Monday, March 5, 2012

But What If the Dictator is BENEVOLENT, Smart Guy?

The Kochs file a Lawsuit for Liberty!*

Julian Sanchez:
I don’t generally subscribe to the popular caricature of the Kochs as supervillains. [...] So if this were ultimately just about an ego contest between the pretty-rich guy (Cato President Ed Crane) and the insanely rich guy (megabillionaire Charles Koch), I’d be content to keep my head down and scribble away without too much regard for what the nameplate on the top-floor corner office reads.

[. . .]

Unfortunately, it’s fairly clear already that rather more than that is afoot. As my colleague Jerry Taylor lays out over at Volokh Conspiracy, after years of benign neglect, the Kochs have suddenly decided to use their existing shares in the Institute to attempt to pack the board with loyalists, several of whom are straight-up GOP operatives.

[...]

As I said, I’m in no great hurry to leave a job I enjoy a lot—so I’m glad this will probably take a while to play out either way. But since I’m relatively young, and unencumbered by responsibility for a mortgage or kids, I figure I may as well say up front that if the Kochs win this one, I will.
Baffled tool Daniel Foster:
The Kochs could be seeking to turn the great libertarian think tank into an arm of the Republican Party. They could also be seeking to turn the Republican Party into an arm of the libertarian movement. Even a little bit of the latter would, of course, be a boon to Sanchez, as it would put his papers on, e.g., civil liberties into more staff offices on the Hill. By foreclosing or ignoring this possibility, he instead seems to affirm the caricature (which is, sadly, too often accurate) that the worst thing you can accuse a libertarian of is political efficaciousness. That they will fight to their dying day to remain irrelevant.
Foster's right, the Kochs are as rich as gods and can do ANYTHING. Cato scholars could have a special lab to test their theories! I picture everything covered with gold... 14 KARAT GOLD! Maybe they'll turn Cato into a cool libertarian rocket!

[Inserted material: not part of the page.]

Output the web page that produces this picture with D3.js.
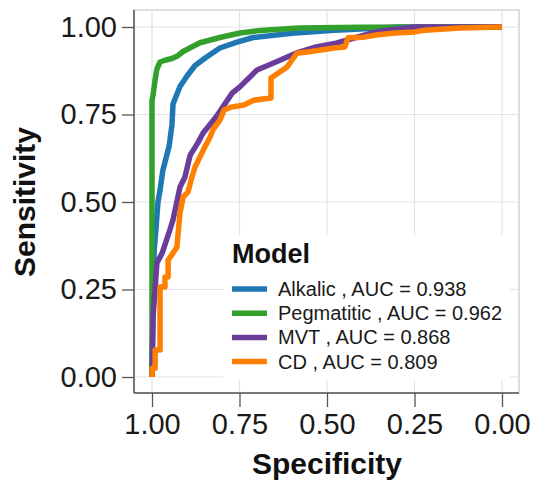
<!DOCTYPE html>
<html>
<head>
<meta charset="utf-8">
<script src="https://cdn.jsdelivr.net/npm/d3@7"></script>
<style>
  body { margin: 0; background: #fff; }
  svg { display: block; font-family: "Liberation Sans", Arial, sans-serif; }
</style>
</head>
<body>
<svg id="chart" width="533" height="484"></svg>
<script>
// tick values for both axes
const ticks = [0, 0.25, 0.5, 0.75, 1];

// model names and AUC values for the legend
const models = ["Alkalic", "Pegmatitic", "MVT", "CD"];
const aucs = [0.938, 0.962, 0.868, 0.809];
const colors = ["#1f78b4", "#33a02c", "#6a3d9a", "#ff7f00"];

// ROC points (specificity, sensitivity)
const alkalicSpec = [1, 0.997, 0.994, 0.989, 0.983, 0.977, 0.969, 0.951, 0.943, 0.94, 0.92, 0.9, 0.877, 0.843, 0.806, 0.757, 0.711, 0.6, 0.49, 0.35, 0.3, 0];
const alkalicSens = [0, 0.2, 0.36, 0.42, 0.5, 0.534, 0.59, 0.66, 0.72, 0.78, 0.83, 0.86, 0.89, 0.915, 0.94, 0.957, 0.97, 0.982, 0.99, 0.997, 1, 1];

const pegSpec = [1, 1, 0.997, 0.991, 0.986, 0.977, 0.963, 0.943, 0.926, 0.911, 0.863, 0.806, 0.749, 0.691, 0.58, 0.4, 0];
const pegSens = [0, 0.79, 0.805, 0.85, 0.88, 0.9, 0.905, 0.91, 0.918, 0.93, 0.955, 0.97, 0.983, 0.99, 0.997, 0.999, 1];

const mvtSpec = [1, 0.997, 0.986, 0.971, 0.949, 0.94, 0.92, 0.906, 0.891, 0.869, 0.854, 0.817, 0.771, 0.749, 0.7, 0.646, 0.589, 0.531, 0.474, 0.417, 0.36, 0.331, 0.25, 0];
const mvtSens = [0, 0.17, 0.326, 0.354, 0.42, 0.449, 0.543, 0.571, 0.634, 0.669, 0.697, 0.743, 0.811, 0.829, 0.877, 0.9, 0.925, 0.943, 0.954, 0.97, 0.986, 0.99, 1, 1];

const cdSpec = [1, 1, 0.991, 0.991, 0.977, 0.977, 0.963, 0.963, 0.954, 0.954, 0.94, 0.929, 0.92, 0.911, 0.897, 0.886, 0.877, 0.863, 0.849, 0.834, 0.826, 0.806, 0.794, 0.774, 0.737, 0.709, 0.66, 0.66, 0.614, 0.586, 0.546, 0.48, 0.449, 0.44, 0.394, 0.36, 0.306, 0.249, 0.22, 0.12, 0];
const cdSens = [0, 0.025, 0.025, 0.077, 0.077, 0.257, 0.257, 0.286, 0.286, 0.334, 0.354, 0.371, 0.469, 0.514, 0.529, 0.571, 0.6, 0.629, 0.657, 0.686, 0.706, 0.734, 0.763, 0.771, 0.777, 0.791, 0.797, 0.854, 0.886, 0.925, 0.93, 0.94, 0.943, 0.969, 0.971, 0.977, 0.983, 0.986, 0.991, 0.997, 1];

const series = [
  { spec: alkalicSpec, sens: alkalicSens },
  { spec: pegSpec, sens: pegSens },
  { spec: mvtSpec, sens: mvtSens },
  { spec: cdSpec, sens: cdSens }
];

const svg = d3.select("#chart");

// panel edges
const panel = { left: 134, top: 10, right: 519, bottom: 393 };

const x = d3.scaleLinear().domain([1, 0]).range([152, 502]);
const y = d3.scaleLinear().domain([0, 1]).range([377, 27]);

// panel border (light) 
svg.append("rect")
  .attr("x", panel.left).attr("y", panel.top)
  .attr("width", panel.right - panel.left).attr("height", panel.bottom - panel.top)
  .attr("fill", "#fff").attr("stroke", "#c8c8c8").attr("stroke-width", 1.2);

// grid lines
svg.append("g").selectAll("line").data(ticks).join("line")
  .attr("x1", d => x(d)).attr("x2", d => x(d))
  .attr("y1", panel.top).attr("y2", panel.bottom)
  .attr("stroke", "#e3e3e3").attr("stroke-width", 1.2);
svg.append("g").selectAll("line").data(ticks).join("line")
  .attr("y1", d => y(d)).attr("y2", d => y(d))
  .attr("x1", panel.left).attr("x2", panel.right)
  .attr("stroke", "#e3e3e3").attr("stroke-width", 1.2);

// curves
let lineFunc = d3.line()
  .x(d => x(d[0]))
  .y(d => y(d[1]));

series.forEach((s, i) => {
  let pts = s.spec.map((v, j) => [v, s.sens[j]]);
  svg.append("path")
    .attr("d", lineFunc(pts))
    .attr("fill", "none")
    .attr("stroke", colors[i])
    .attr("stroke-width", 5.5)
    .attr("stroke-linejoin", "round");
});

// axes
const xAxis = svg.append("g")
  .attr("transform", `translate(0,${panel.bottom})`)
  .call(d3.axisBottom(x).tickValues(ticks).tickFormat(d3.format(".2f")).tickSize(14).tickPadding(6).tickSizeOuter(0));
const yAxis = svg.append("g")
  .attr("transform", `translate(${panel.left},0)`)
  .call(d3.axisLeft(y).tickValues(ticks).tickFormat(d3.format(".2f")).tickSize(12).tickPadding(5).tickSizeOuter(0));

[xAxis, yAxis].forEach(ax => {
  ax.select(".domain").remove();
  ax.selectAll(".tick line").attr("stroke", "#555").attr("stroke-width", 1.3);
  ax.selectAll(".tick text").attr("font-size", 29).attr("fill", "#1a1a1a")
    .attr("font-family", "'Liberation Sans', Arial, sans-serif");
});

// axis lines on left and bottom
svg.append("line")
  .attr("x1", panel.left).attr("x2", panel.left)
  .attr("y1", panel.top).attr("y2", panel.bottom)
  .attr("stroke", "#555").attr("stroke-width", 1.5);
svg.append("line")
  .attr("x1", panel.left).attr("x2", panel.right)
  .attr("y1", panel.bottom).attr("y2", panel.bottom)
  .attr("stroke", "#555").attr("stroke-width", 1.5);

// axis titles
svg.append("text")
  .attr("x", (x(1) + x(0)) / 2).attr("y", 474)
  .attr("text-anchor", "middle")
  .attr("font-size", 30).attr("font-weight", "bold").attr("fill", "#111")
  .text("Specificity");
svg.append("text")
  .attr("transform", `translate(35,${(y(0) + y(1)) / 2}) rotate(-90)`)
  .attr("text-anchor", "middle")
  .attr("font-size", 30).attr("font-weight", "bold").attr("fill", "#111")
  .text("Sensitivity");

// legend
const legend = svg.append("g");
legend.append("rect")
  .attr("x", 223).attr("y", 235).attr("width", 287).attr("height", 145)
  .attr("fill", "#fff");
legend.append("text")
  .attr("x", 232).attr("y", 263)
  .attr("font-size", 27).attr("font-weight", "bold").attr("fill", "#111")
  .text("Model");
models.forEach((m, i) => {
  let ry = 289 + i * 24.2;
  legend.append("line")
    .attr("x1", 232).attr("x2", 267)
    .attr("y1", ry).attr("y2", ry)
    .attr("stroke", colors[i]).attr("stroke-width", 5.5);
  legend.append("text")
    .attr("x", 278).attr("y", ry)
    .attr("dy", "0.35em")
    .attr("font-size", 20).attr("fill", "#1a1a1a")
    .text(m + " , AUC = " + aucs[i].toFixed(3));
});
</script>
</body>
</html>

*Cato has never needed your support more than now.
The Cato Institute has received a 4-star rating from Charity Navigator, America's largest and most-utilized independent evaluator of charities and non-profit organizations. In earning this four star rating, Cato has demonstrated exceptional fiscal responsibility and efficiency.
See that? Donate to the free-market champions and your cash dollars won't be lost in some elephant somewhere, it'll be spent with penny-pinching care on the elimination of the very idea of charity, you stupid asshole friend of liberty, you.

7 comments:

Big Bad Bald Bastard said...

Cato has never needed your support more than now.

MOOCHERS!

tigris said...

That they will fight to their dying day to remain irrelevant.

When obviously Libertarians could be totally relevant if they just quit pretending not to be Republicans!

wiley said...

Well, it always did strike me as strange that the Cato Institute appeared to be giving a lot of money to PBS--- if I'm remembering that correctly.

What the hell does a self-centered middle class white guy who is smart enough to jump through a few hoops; but not smart enough to be a serious competitor,have to do to get a break?

Sometimes this shit is confusing.

Substance McGravitas said...

I know there's a guy called Cato who sends PBS money, but I think this kind of thing is the general rule.

mikey said...

Back during the endless, grinding and altogether quite stupid health care legislation debate, I found myself engaged with a libertarian (here, let me help you - that's pronounced Fuck-ing ID-iot) on Facebook. He asked me for some documentation to back up my position so I sent him the regular links - Ezra Klein, Jon Cohn, Krugman, Atul Gawande - people who have thought and written extensively about health care policy.

Well, he came back and told me that he couldn't even be bothered to read them because they were all liberals and he sent me six links to six different articles - every god damn one of them from Cato.

I swear to you there is simply nothing dumber than a libertarian...

Substance McGravitas said...

It's not like those guys are the Red Brigades, for god's sake.

Smut Clyde said...

They could also be seeking to turn the Republican Party into an arm of the libertarian movement.

I suspect that this would involve packing the Republican Party with libertarians rather than vice versa.

Whichever way the Kochs' takeover bid is operating in, it involves subterfuge and the dishonest portrayal of the taken-over group as something it is not, in order to advance the agenda of the taking-over group more effectively than it could be advanced honestly.* Sanchez might cling to the outmoded concepts of 'scruples' and 'integrity' and not wish to be involved. These concepts seem to be alien to Daniel Foster; he is literally unable to imagine them.

* Or "they could be advanced honestly," if you hold to the view that 'agenda' is a plural.